The walls of Maria Gracia Plana’s prison had long since fallen, the building having crumbled along with the Empire that constructed it. The planet’s wealth and populace have gone, leaving it boundless and bare, a relic of times long past. Maria Gracia Plana’s guards have left her, after she broke the leg of the one who tried to rape her and the skull of the one who was going to watch. The walls were gone but she remained, writing letters to the outside worlds.

But they were no longer letters, not since the Blight. They were now nothing more than a series of apologies. Apologies to her people, who believed in her and her revolution. Apologies to her revolution, for not being strong enough to defend its ideals. Apologies to the dead.

In an open prison, Maria Gracia Plana wrote apologies those lost in the war that she started and the Blight that followed and hoped it would ease their weight off her shoulders.

She was engaged in this activity when the spaceman arrived. His Imperial uniform was disheveled and torn, but his bearing and movements betrayed a life spent in space, a life used to conserving everything.
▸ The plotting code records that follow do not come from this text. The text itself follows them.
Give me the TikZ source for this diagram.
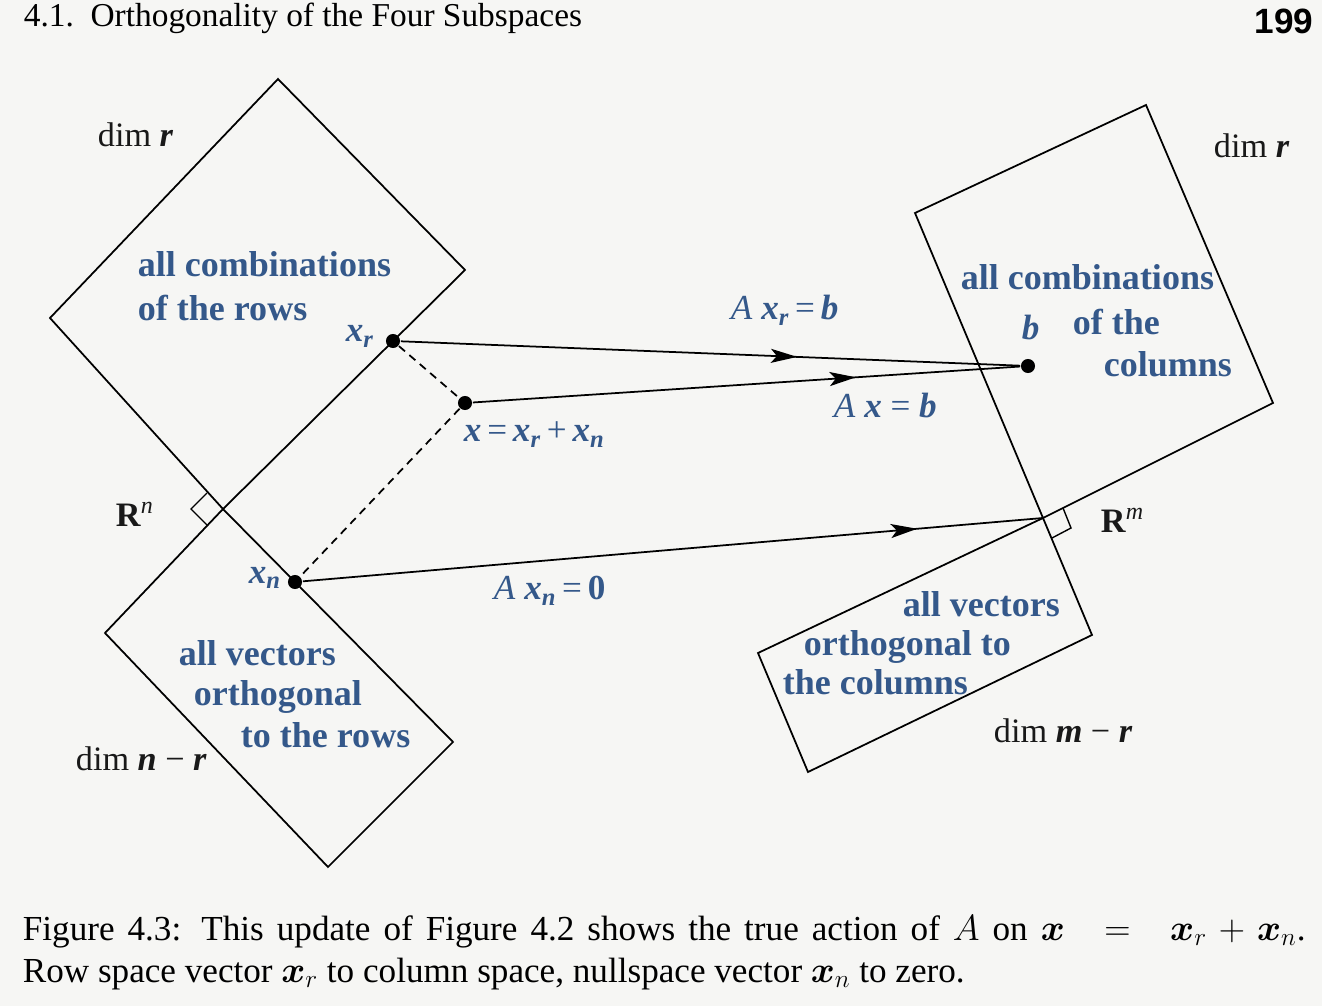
\documentclass[tikz,border=0pt]{standalone}
\usepackage{amsmath,bm}
\usepackage{fontspec}
\setmainfont{Liberation Serif}
\newfontfamily\pagesans{Liberation Sans}
\usetikzlibrary{arrows.meta,decorations.markings}
\definecolor{labblue}{RGB}{52,88,138}
\definecolor{paper}{RGB}{246,246,244}
\newcommand{\bvc}[1]{{\bfseries\itshape #1}}

\begin{document}
\begin{tikzpicture}[x=0.02cm,y=-0.02cm,line width=1pt,
    every node/.style={inner sep=0pt},
    lab/.style={text=labblue,font=\fontsize{20.5}{25}\selectfont\bfseries,anchor=base west},
    eqn/.style={text=labblue,font=\fontsize{20}{24}\selectfont,anchor=base west},
    dimlab/.style={text=black!90,font=\fontsize{19.5}{23}\selectfont,anchor=base west},
    dot/.style={circle,fill=black,minimum size=8pt},
    flow/.style={postaction={decorate},decoration={markings,mark=at position #1 with {\arrow{Stealth[length=15pt,width=8pt,inset=3.5pt]}}}}]
        \fill[paper] (0,0) rectangle (1322,1006);
        \useasboundingbox (0,0) rectangle (1322,1006);

        % row space and nullspace
        \coordinate (OL) at (223,509);
        \coordinate (rowR) at (465,270);
        \coordinate (rowT) at (278,79);
        \coordinate (rowL) at (50,318);
        \coordinate (nulR) at (453,742);
        \coordinate (nulB) at (328,867);
        \coordinate (nulL) at (105,633);
        \draw (OL) -- (rowR) -- (rowT) -- (rowL) -- cycle;
        \draw (OL) -- (nulR) -- (nulB) -- (nulL) -- cycle;
        \draw[line width=0.8pt] (207,493) -- (191,509) -- (207,525);

        % column space and left nullspace
        \coordinate (OR) at (1043,518);
        \coordinate (colL) at (915,213);
        \coordinate (colT) at (1146,105);
        \coordinate (colR) at (1273,403);
        \coordinate (lnuR) at (1092,635);
        \coordinate (lnuB) at (808,772);
        \coordinate (lnuL) at (758,653);
        \draw (OR) -- (colL) -- (colT) -- (colR) -- cycle;
        \draw (OR) -- (lnuR) -- (lnuB) -- (lnuL) -- cycle;
        \draw[line width=0.8pt] (1063,508) -- (1071,528) -- (1052,538);

        % vectors
        \node[dot] (xr) at (393,341) {};
        \node[dot] (x) at (465,403) {};
        \node[dot] (xn) at (295,582) {};
        \node[dot] (b) at (1028,366) {};
        \draw[dash pattern=on 4.5pt off 3.3pt] (xr) -- (x) -- (xn);
        \draw[flow=0.64] (xr) -- (b);
        \draw[flow=0.70] (x) -- (b);
        \draw[flow=0.83] (xn) -- (OR);

        \node[dimlab] (dimrow) at (97,147) {dim \bvc{r}};
        \node[dimlab] (dimcol) at (1213,158) {dim \bvc{r}};
        \node[dimlab] (dimnul) at (75,770) {dim \bvc{n} − \bvc{r}};
        \node[dimlab] (dimlnu) at (993,742) {dim \bvc{m} − \bvc{r}};
        \node[dimlab] (Rn) at (115,527) {\textbf{R}\textsuperscript{\textit{n}}};
        \node[dimlab] (Rm) at (1100,533) {\textbf{R}\textsuperscript{\textit{m}}};

        \node[lab] (rowa) at (137,277) {all combinations};
        \node[lab] (rowb) at (137,321) {of the rows};
        \node[lab] (cola) at (960,290) {all combinations};
        \node[lab] (colb) at (1072,335) {of the};
        \node[lab] (colc) at (1103,377) {columns};
        \node[lab] (nula) at (178,665) {all vectors};
        \node[lab] (nulb) at (193,705) {orthogonal};
        \node[lab] (nulc) at (240,747) {to the rows};
        \node[lab] (lnua) at (902,617) {all vectors};
        \node[lab] (lnub) at (803,655) {orthogonal to};
        \node[lab] (lnuc) at (782,694) {the columns};

        \node[eqn] (xrlab) at (345,342) {\bvc{x\textsubscript{r}}};
        \node[eqn] (xlab) at (463,442) {\bvc{x}\,=\,\bvc{x\textsubscript{r}}\,+\,\bvc{x\textsubscript{n}}};
        \node[eqn] (xnlab) at (248,583) {\bvc{x\textsubscript{n}}};
        \node[eqn] (blab) at (1021,340) {\bvc{b}};
        \node[eqn] (eqr) at (730,320) {\textit{A} \bvc{x\textsubscript{r}}\,=\,\bvc{b}};
        \node[eqn] (eqx) at (833,418) {\textit{A} \bvc{x} = \bvc{b}};
        \node[eqn] (eqn0) at (493,600) {\textit{A} \bvc{x\textsubscript{n}}\,=\,\textbf{0}};

        % page head and caption
        \node[anchor=base west,font=\fontsize{19}{23}\selectfont] (head) at (23,27) {4.1.\ \ Orthogonality of the Four Subspaces};
        \node[anchor=base east,font=\pagesans\fontsize{20}{24}\selectfont\bfseries] (page) at (1314,34) {199};
        \node[anchor=base west,font=\fontsize{20}{24}\selectfont] (capa) at (22,940)
            {\makebox[25.66cm][s]{Figure 4.3: This update of Figure 4.2 shows the true action of $A$ on $\boldsymbol{x}\;=\;\boldsymbol{x}_r+\boldsymbol{x}_n$.}};
        \node[anchor=base west,font=\fontsize{20}{24}\selectfont] (capb) at (22,982)
            {Row space vector $\boldsymbol{x}_r$ to column space, nullspace vector $\boldsymbol{x}_n$ to zero.};
    \end{tikzpicture}
\end{document}
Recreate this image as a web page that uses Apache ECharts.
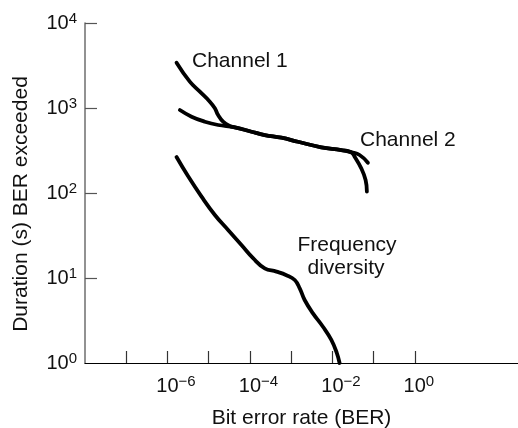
<!DOCTYPE html>
<html>
<head>
<meta charset="utf-8">
<script src="https://cdn.jsdelivr.net/npm/echarts@6/dist/echarts.min.js"></script>
<style>
  html, body { margin: 0; padding: 0; background: #fff; }
  #chart { width: 518px; height: 428px; }
</style>
</head>
<body>
<div id="chart"></div>
<script>
// Bit error rate (BER) and duration (s) that the BER is exceeded, per curve
const channel1Ber = [1.66e-6, 3.48e-6, 6.1e-6, 1.065e-5, 1.41e-5, 1.69e-5, 2.23e-5, 3.24e-5, 4.29e-5, 1.09e-4, 2.28e-4, 5.79e-4, 1.46e-3, 5.38e-3, 1.64e-2, 2.87e-2, 3.45e-2, 5.01e-2, 6.37e-2, 6.84e-2];
const channel1Dur = [3410, 2040, 1555, 1186, 991, 827, 690, 614, 593, 526, 481, 447, 401, 345, 320, 301, 267, 195, 142, 104];

const channel2Ber = [2.0e-6, 3.84e-6, 8.05e-6, 1.69e-5, 4.29e-5, 1.09e-4, 2.28e-4, 5.79e-4, 1.46e-3, 5.38e-3, 1.64e-2, 2.87e-2, 4.56e-2, 7.25e-2];
const channel2Dur = [947, 790, 690, 631, 593, 526, 481, 447, 401, 345, 320, 301, 280, 227];

const diversityBer = [1.66e-6, 3.17e-6, 6.7e-6, 1.41e-5, 2.95e-5, 6.22e-5, 1.19e-4, 2.28e-4, 4.39e-4, 7.66e-4, 1.22e-3, 1.61e-3, 2.12e-3, 3.37e-3, 5.89e-3, 9.4e-3, 1.285e-2, 1.49e-2];
const diversityDur = [265, 157, 90.5, 55.1, 36.7, 24.4, 17.1, 13.0, 11.9, 10.8, 9.47, 7.56, 5.51, 3.84, 2.67, 1.87, 1.30, 1.0];

// Axis ticks and labelled decades
const xTickValues = [1e-7, 1e-6, 1e-5, 1e-4, 1e-3, 1e-2, 1e-1, 1];
const xLabelValues = [1e-6, 1e-4, 1e-2, 1];
const yTickValues = [10, 100, 1000, 10000];
const yLabelValues = [1, 10, 100, 1000, 10000];

const FONT = 'Liberation Sans, Arial, Helvetica, sans-serif';
const INK = '#111';

function pairs(xs, ys) {
  return xs.map((x, i) => [x, ys[i]]);
}

function expText(v) {
  const e = Math.round(Math.log10(v));
  return e < 0 ? '\u2212' + (-e) : String(e);
}

const powerRich = {
  b: { fontSize: 20, lineHeight: 24, fontFamily: FONT, color: INK },
  s: { fontSize: 15, lineHeight: 17, fontFamily: FONT, color: INK, verticalAlign: 'top' },
  pw: { width: 17, fontSize: 15 },
  pn: { width: 8, fontSize: 15 }
};

function curve(name, xs, ys) {
  return {
    name: name,
    type: 'line',
    data: pairs(xs, ys),
    showSymbol: false,
    smooth: 0.45,
    lineStyle: { color: '#000', width: 3.8, cap: 'round', join: 'round' },
    emphasis: { disabled: true },
    silent: true,
    z: 3
  };
}

const chart = echarts.init(document.getElementById('chart'), null, { renderer: 'canvas' });

chart.setOption({
  backgroundColor: '#fff',
  animation: false,
  grid: { left: 85, right: 0, top: 23, bottom: 65, containLabel: false, outerBoundsMode: 'none' },
  xAxis: {
    type: 'log',
    logBase: 10,
    min: 1e-8,
    max: 316,
    name: 'Bit error rate (BER)',
    nameLocation: 'middle',
    nameGap: 45,
    nameTextStyle: { fontSize: 21, fontFamily: FONT, color: INK },
    axisLine: { show: true, lineStyle: { color: '#000', width: 1.2 } },
    axisTick: {
      show: true, inside: true, length: 12,
      customValues: xTickValues,
      lineStyle: { color: '#333', width: 1.2 }
    },
    axisLabel: {
      show: true,
      margin: 11,
      customValues: xLabelValues,
      formatter: v => '{' + (v < 1 ? 'pw' : 'pn') + '| }{b|10}{s|' + expText(v) + '}',
      rich: powerRich
    },
    splitLine: { show: false },
    minorTick: { show: false }
  },
  yAxis: {
    type: 'log',
    logBase: 10,
    min: 1,
    max: 10000,
    name: 'Duration (s) BER exceeded',
    nameLocation: 'middle',
    nameGap: 53,
    nameTextStyle: { fontSize: 21, fontFamily: FONT, color: INK, padding: [0, 22, 0, 0] },
    axisLine: { show: true, lineStyle: { color: '#777', width: 1.6 } },
    axisTick: {
      show: true, inside: true, length: 12,
      customValues: yTickValues,
      lineStyle: { color: '#555', width: 1.2 }
    },
    axisLabel: {
      show: true,
      margin: 8,
      customValues: yLabelValues,
      formatter: v => '{b|10}{s|' + expText(v) + '}',
      rich: powerRich
    },
    splitLine: { show: false },
    minorTick: { show: false }
  },
  series: [
    curve('Channel 1', channel1Ber, channel1Dur),
    curve('Channel 2', channel2Ber, channel2Dur),
    curve('Frequency diversity', diversityBer, diversityDur)
  ],
  graphic: [
    { type: 'text', x: 192, y: 61,
      style: { text: 'Channel 1', font: '21px ' + FONT, fill: INK, verticalAlign: 'middle' } },
    { type: 'text', x: 360, y: 140,
      style: { text: 'Channel 2', font: '21px ' + FONT, fill: INK, verticalAlign: 'middle' } },
    { type: 'text', x: 347, y: 245,
      style: { text: 'Frequency', font: '21px ' + FONT, fill: INK, align: 'center', verticalAlign: 'middle' } },
    { type: 'text', x: 346, y: 268,
      style: { text: 'diversity', font: '21px ' + FONT, fill: INK, align: 'center', verticalAlign: 'middle' } }
  ]
});
</script>
</body>
</html>
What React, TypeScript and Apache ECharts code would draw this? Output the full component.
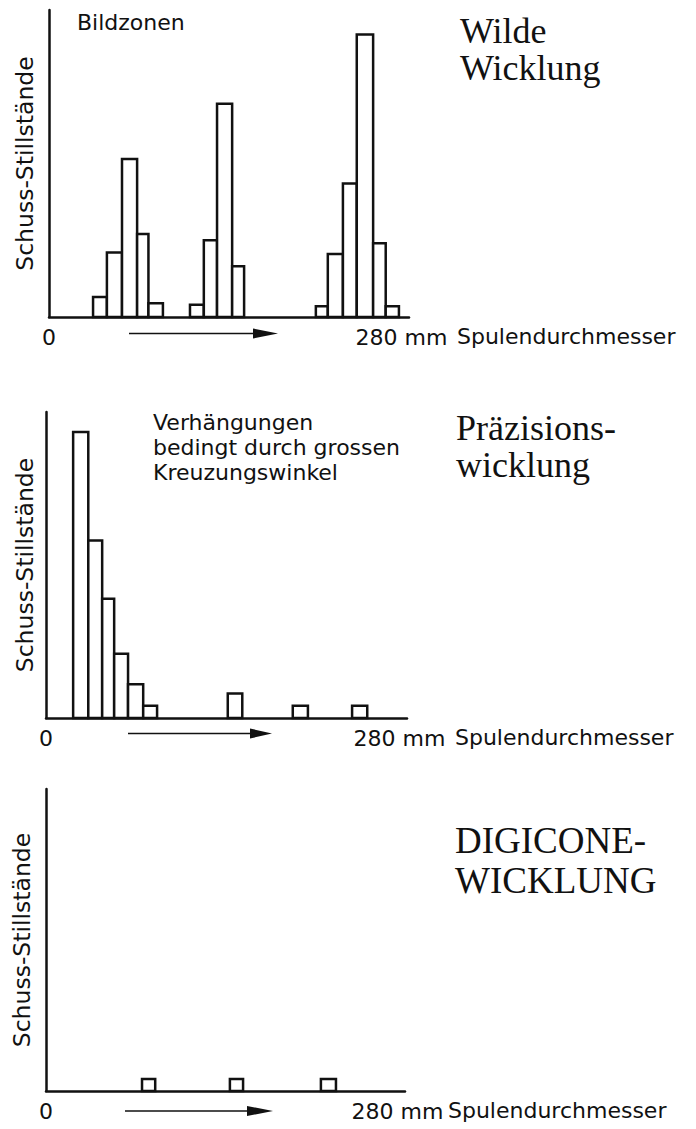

“Maria Gracia Plana,” he said. “Still here?”

“There is a war on. I am a prisoner of war.” Maria did not look up from her tablet; she had apologies to write.

“War’s over. You won.”

“I did not! I never wanted the Blight. I never asked for it. If I wasn’t here, it would never have been used! Mass murder was never what I wanted.”

“Know. Read your letters.”

“You read my…” Maria managed to tear her eyes away from her tablet. “Who are you?”

“Nadir Faruqi. Captain, Galactic Imperial Fleet. Only, Empire done gone. Just Captain, ‘spose.”

“And you, no doubt a romantic, have come to rescue me, is that right? Well, I am dreadfully sorry, Captain Faruqi, but I have no desire to be saved.” Maria returned her attention to her tablet, and the apologies it contained. The spaceman merely stood stock still, another rock amid the ruins of Maria’s prison.

“Not here to save you. Here to save worlds. Empire done gone. Chaos, now. Blight done that. But so did you. So did I.” The spaceman touched the grip of the blaster that was strapped to his hip. He shifted his weight as he did so, as if the weapon had suddenly grown heavier.

“You’re here to remind me that I’ve failed, is that it? I don’t need you to tell me that! I thought I was being a martyr when I was arrested. I didn’t know then that martyrs are dead, and the dead can’t speak. So when the people you trusted decide to release a devastatingly lethal on the enemy, no one will hear you cry ‘no.’”

“That’s gone. Can’t change, so let go. Worlds need you.”

“I am dead! Don’t you understand? I am dead! No one will hear me except the dead, and all I can do is apologize to them! That’s all I can do! I am dead! Can you hear me? I AM DEA—”

The spaceman placed his hand over Maria’s mouth. It was not an act of violence or anger. Merely frustration, which was echoed in his eyes, black as space itself.

“Not dead. The dead done gone. You’re here. Worlds need you. Was an Imperial Captain. Fought and killed for Empire. But never believed in. Saw much Empire as Captain. Nothing to believe in. Until you. You had a better way. Empire mighty, but not in your eyes. Your passion…your grace. Believed in that. Worlds…I…need you to be worth your name.”

The spaceman withdrew his had from Maria’s mouth, and held it in front of her, ready to lift her up out of the dust.

The walls of Maria Gracia Plana’s prison had long since fallen, the building having crumbled along with the Empire that constructed it. The planet’s wealth and populace have gone, leaving it boundless and bare, a relic of times long past. All that remains are her apologies, and the dead.